In the cabin, the guest book tells its story. There are entries telling tales of family winter trips (“dad won the ice-fishing competition”), snow-scooters, farmers herding cows on pasture, and boys’ weekends with hunting dogs, but limited sightings of grouse (“but the beer was good”).
The entries from the cloudberry season read like an accountant’s log; Sat 8th Aug, 13 kilos, Sun 9th, 21 kilos, Wed 12th, 17 kilos. There are no place names in these entries, no clues to location; the cloudberry pickers are prone to bragging, but do not give up their secrets. Bears like cloudberries too, and make appearances by way of paw prints, droppings and distant sightings, but there are no full-on furry encounters.
On the second day, heavy clouds roll in. By evening, thunder encloses the plateau and the sound of water is everywhere. Large, heavy drops gather and thud down on the decking from the cabin eaves. On the lake, a mesmerising pattern of circles dance across the surface. If there are any bears out there, they are not only wet, but also hidden by a wall of water. We retreat to the cabin, to a deck of cards, candles and a carton of cheap Swedish wine.

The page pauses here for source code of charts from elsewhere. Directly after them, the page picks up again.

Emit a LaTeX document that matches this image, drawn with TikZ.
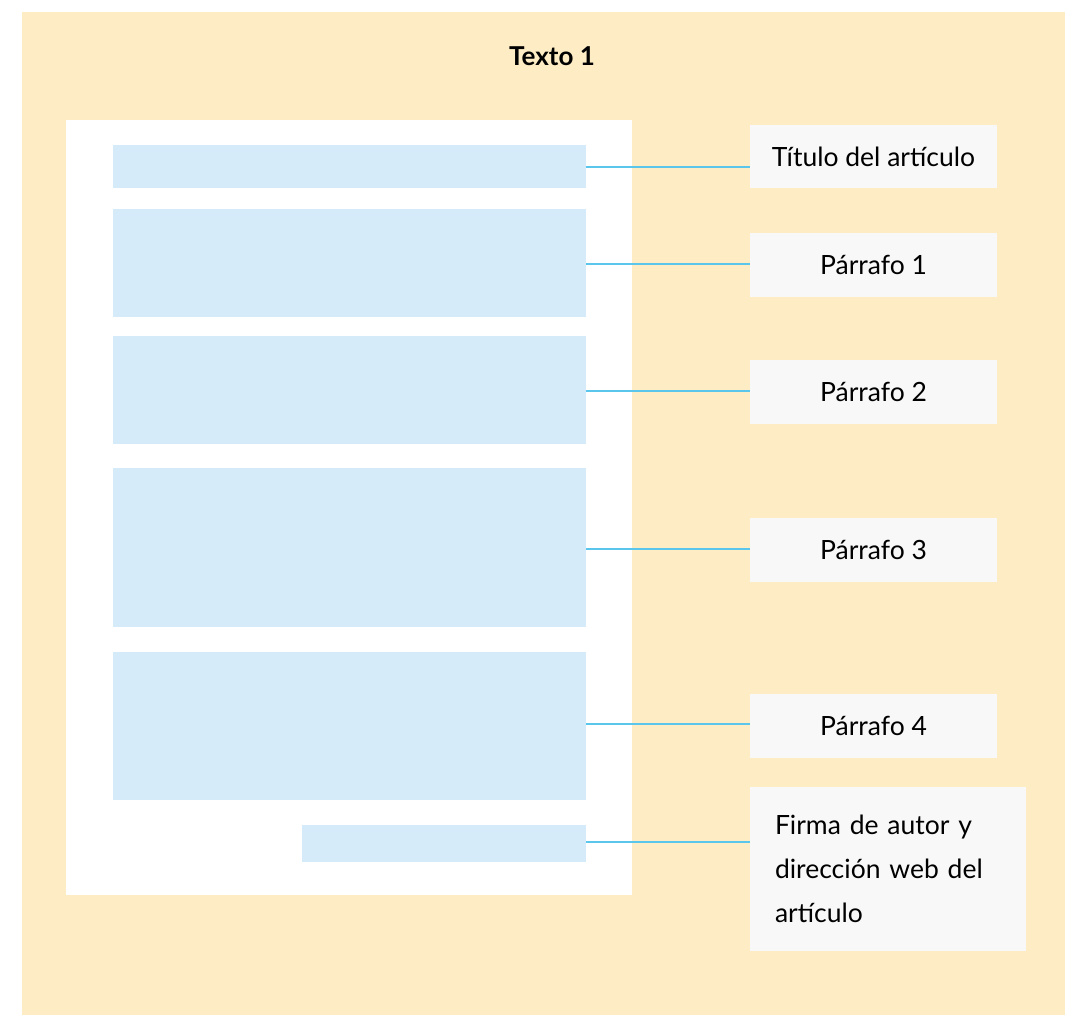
\documentclass[tikz,border=0pt]{standalone}
\usepackage{fontspec}
\setmainfont{Lato}
\definecolor{bgyellow}{HTML}{FEEDC4}
\definecolor{blockblue}{HTML}{D5EBF9}
\definecolor{linkblue}{HTML}{5BC6EC}
\definecolor{labelgrey}{HTML}{F8F8F8}
\tikzset{
  block/.style={fill=blockblue, draw=none, inner sep=0pt},
  labelbox/.style={fill=labelgrey, draw=none, inner sep=0pt, text depth=0pt, font=\fontsize{26.5}{44}\selectfont},
  link/.style={draw=linkblue, line width=2.5pt}
}
\begin{document}
\begin{tikzpicture}[x=1pt,y=-1pt]
\useasboundingbox (0,0) rectangle (1065,1015);
% background panel and page
\fill[bgyellow] (22,12) rectangle (1065,1015);
\fill[white] (66,120) rectangle (632,895);
\node[font=\fontsize{26}{30}\selectfont\bfseries] (title) at (552,56) {Texto 1};
% page blocks
\node[block, minimum width=473pt, minimum height=43pt] (b1) at (349.5,166.5) {};
\node[block, minimum width=473pt, minimum height=108pt] (b2) at (349.5,263) {};
\node[block, minimum width=473pt, minimum height=108pt] (b3) at (349.5,390) {};
\node[block, minimum width=473pt, minimum height=159pt] (b4) at (349.5,547.5) {};
\node[block, minimum width=473pt, minimum height=148pt] (b5) at (349.5,726) {};
\node[block, minimum width=284pt, minimum height=37pt] (b6) at (444,843.5) {};
% labels
\node[labelbox, minimum width=247pt, minimum height=63pt] (l1) at (873.5,156.5) {Título del artículo};
\node[labelbox, minimum width=247pt, minimum height=64pt] (l2) at (873.5,265) {Párrafo 1};
\node[labelbox, minimum width=247pt, minimum height=64pt] (l3) at (873.5,392) {Párrafo 2};
\node[labelbox, minimum width=247pt, minimum height=64pt] (l4) at (873.5,550) {Párrafo 3};
\node[labelbox, minimum width=247pt, minimum height=64pt] (l5) at (873.5,726) {Párrafo 4};
\node[labelbox, text depth=, minimum width=276pt, minimum height=164pt, text width=226pt, align=left] (l6) at (888,869) {Firma de autor y\\dirección web del\\artículo};
% connectors
\draw[link] (b1.east |- 0,167) -- (l1.west |- 0,167);
\draw[link] (b2.east |- 0,264) -- (l2.west |- 0,264);
\draw[link] (b3.east |- 0,391) -- (l3.west |- 0,391);
\draw[link] (b4.east |- 0,549) -- (l4.west |- 0,549);
\draw[link] (b5.east |- 0,724) -- (l5.west |- 0,724);
\draw[link] (b6.east |- 0,842) -- (l6.west |- 0,842);
\end{tikzpicture}
\end{document}
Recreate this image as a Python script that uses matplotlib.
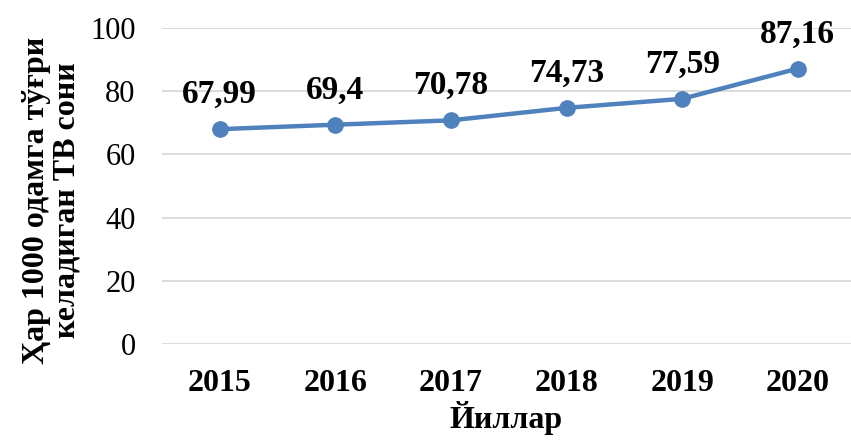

By day three we have spotted two eagles and a lost Swede, and have lost our hearts to the wilderness. But the bears remain latecomers to the party. We have yet to see a footprint. We give up.
On the way back we stop for petrol. I stretch my legs whilst my dad goes to pay.
“Bear!” My dad comes running. Can it be?
“Try some,” he says, munching happily on a piece of cured meat. “Much better without all that fur anyhow.”